GIVEN TASK. Write the lines out again, from the top of the material to the line containing "t0, Ts = 0.005, 0.01", pictures excluded.
------------------------------
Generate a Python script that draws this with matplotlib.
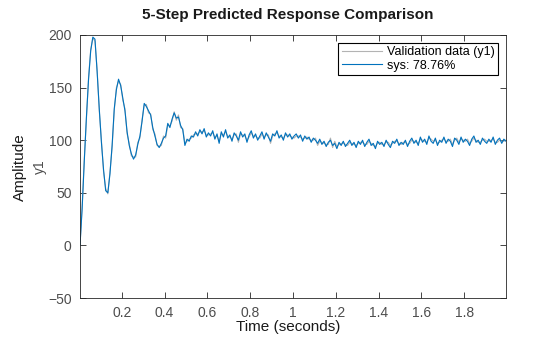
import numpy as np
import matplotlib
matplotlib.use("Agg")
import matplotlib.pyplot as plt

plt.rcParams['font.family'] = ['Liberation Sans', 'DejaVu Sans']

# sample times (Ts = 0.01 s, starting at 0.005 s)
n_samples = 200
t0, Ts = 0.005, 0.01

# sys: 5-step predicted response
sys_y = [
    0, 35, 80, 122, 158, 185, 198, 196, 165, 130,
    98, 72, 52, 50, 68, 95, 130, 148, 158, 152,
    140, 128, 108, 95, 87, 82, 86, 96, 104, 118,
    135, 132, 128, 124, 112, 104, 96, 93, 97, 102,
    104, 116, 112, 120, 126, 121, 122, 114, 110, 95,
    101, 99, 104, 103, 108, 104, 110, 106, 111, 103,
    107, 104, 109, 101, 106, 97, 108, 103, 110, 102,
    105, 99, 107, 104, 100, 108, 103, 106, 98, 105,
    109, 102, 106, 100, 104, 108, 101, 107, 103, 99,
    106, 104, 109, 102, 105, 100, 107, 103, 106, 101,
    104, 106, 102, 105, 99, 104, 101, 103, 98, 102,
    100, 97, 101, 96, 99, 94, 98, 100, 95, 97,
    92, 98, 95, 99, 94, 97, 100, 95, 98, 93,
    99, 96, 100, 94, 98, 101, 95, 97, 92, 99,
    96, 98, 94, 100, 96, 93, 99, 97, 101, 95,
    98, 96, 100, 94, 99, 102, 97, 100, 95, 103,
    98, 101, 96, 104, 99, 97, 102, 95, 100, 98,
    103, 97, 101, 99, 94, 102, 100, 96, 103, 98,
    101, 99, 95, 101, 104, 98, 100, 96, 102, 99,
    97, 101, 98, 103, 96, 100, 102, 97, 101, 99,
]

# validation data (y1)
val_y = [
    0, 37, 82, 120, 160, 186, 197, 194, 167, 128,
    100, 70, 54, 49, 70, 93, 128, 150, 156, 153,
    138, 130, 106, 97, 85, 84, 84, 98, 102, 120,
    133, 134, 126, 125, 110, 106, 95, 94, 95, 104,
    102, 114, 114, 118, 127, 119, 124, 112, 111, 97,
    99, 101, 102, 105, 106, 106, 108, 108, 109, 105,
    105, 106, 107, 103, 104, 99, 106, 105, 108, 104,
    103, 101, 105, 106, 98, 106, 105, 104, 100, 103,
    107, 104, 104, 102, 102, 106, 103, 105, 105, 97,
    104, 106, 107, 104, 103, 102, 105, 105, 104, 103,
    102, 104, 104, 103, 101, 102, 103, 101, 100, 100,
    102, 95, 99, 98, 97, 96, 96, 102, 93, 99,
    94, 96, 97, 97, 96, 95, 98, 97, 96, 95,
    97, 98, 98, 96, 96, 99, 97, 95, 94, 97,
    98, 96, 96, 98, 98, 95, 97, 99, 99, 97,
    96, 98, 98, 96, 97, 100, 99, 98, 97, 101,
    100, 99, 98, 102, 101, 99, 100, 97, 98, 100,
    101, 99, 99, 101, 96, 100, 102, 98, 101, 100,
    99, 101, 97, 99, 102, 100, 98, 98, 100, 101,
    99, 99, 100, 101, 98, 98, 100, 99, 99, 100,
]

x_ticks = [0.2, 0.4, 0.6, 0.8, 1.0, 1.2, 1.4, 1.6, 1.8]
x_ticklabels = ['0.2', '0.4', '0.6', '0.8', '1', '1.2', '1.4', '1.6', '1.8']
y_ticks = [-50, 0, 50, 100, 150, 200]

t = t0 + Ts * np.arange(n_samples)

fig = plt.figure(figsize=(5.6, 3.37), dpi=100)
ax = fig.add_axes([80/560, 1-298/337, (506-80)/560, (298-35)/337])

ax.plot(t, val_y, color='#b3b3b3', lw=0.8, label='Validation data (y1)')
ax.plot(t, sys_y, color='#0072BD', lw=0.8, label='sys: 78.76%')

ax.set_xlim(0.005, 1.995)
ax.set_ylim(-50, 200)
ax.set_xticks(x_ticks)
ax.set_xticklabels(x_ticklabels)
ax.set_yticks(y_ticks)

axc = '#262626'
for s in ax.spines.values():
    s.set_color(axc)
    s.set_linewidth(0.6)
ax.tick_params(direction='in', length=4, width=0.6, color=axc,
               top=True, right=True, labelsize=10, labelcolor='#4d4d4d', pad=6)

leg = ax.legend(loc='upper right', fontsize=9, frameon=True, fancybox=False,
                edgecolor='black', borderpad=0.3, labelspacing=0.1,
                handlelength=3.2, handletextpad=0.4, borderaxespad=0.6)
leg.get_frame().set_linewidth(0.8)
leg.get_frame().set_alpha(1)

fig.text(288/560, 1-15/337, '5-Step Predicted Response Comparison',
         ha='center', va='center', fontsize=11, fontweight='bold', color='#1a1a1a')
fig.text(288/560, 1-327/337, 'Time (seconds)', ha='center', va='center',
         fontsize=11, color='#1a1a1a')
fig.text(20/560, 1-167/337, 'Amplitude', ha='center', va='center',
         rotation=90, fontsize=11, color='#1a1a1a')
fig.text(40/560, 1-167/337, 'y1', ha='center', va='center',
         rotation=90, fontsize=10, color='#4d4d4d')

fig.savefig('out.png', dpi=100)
------------------------------
WRITTEN SOLUTION.
Generate a Python script that draws this with matplotlib.
import numpy as np
import matplotlib
matplotlib.use("Agg")
import matplotlib.pyplot as plt

plt.rcParams['font.family'] = ['Liberation Sans', 'DejaVu Sans']

# sample times (Ts = 0.01 s, starting at 0.005 s)
n_samples = 200
t0, Ts = 0.005, 0.01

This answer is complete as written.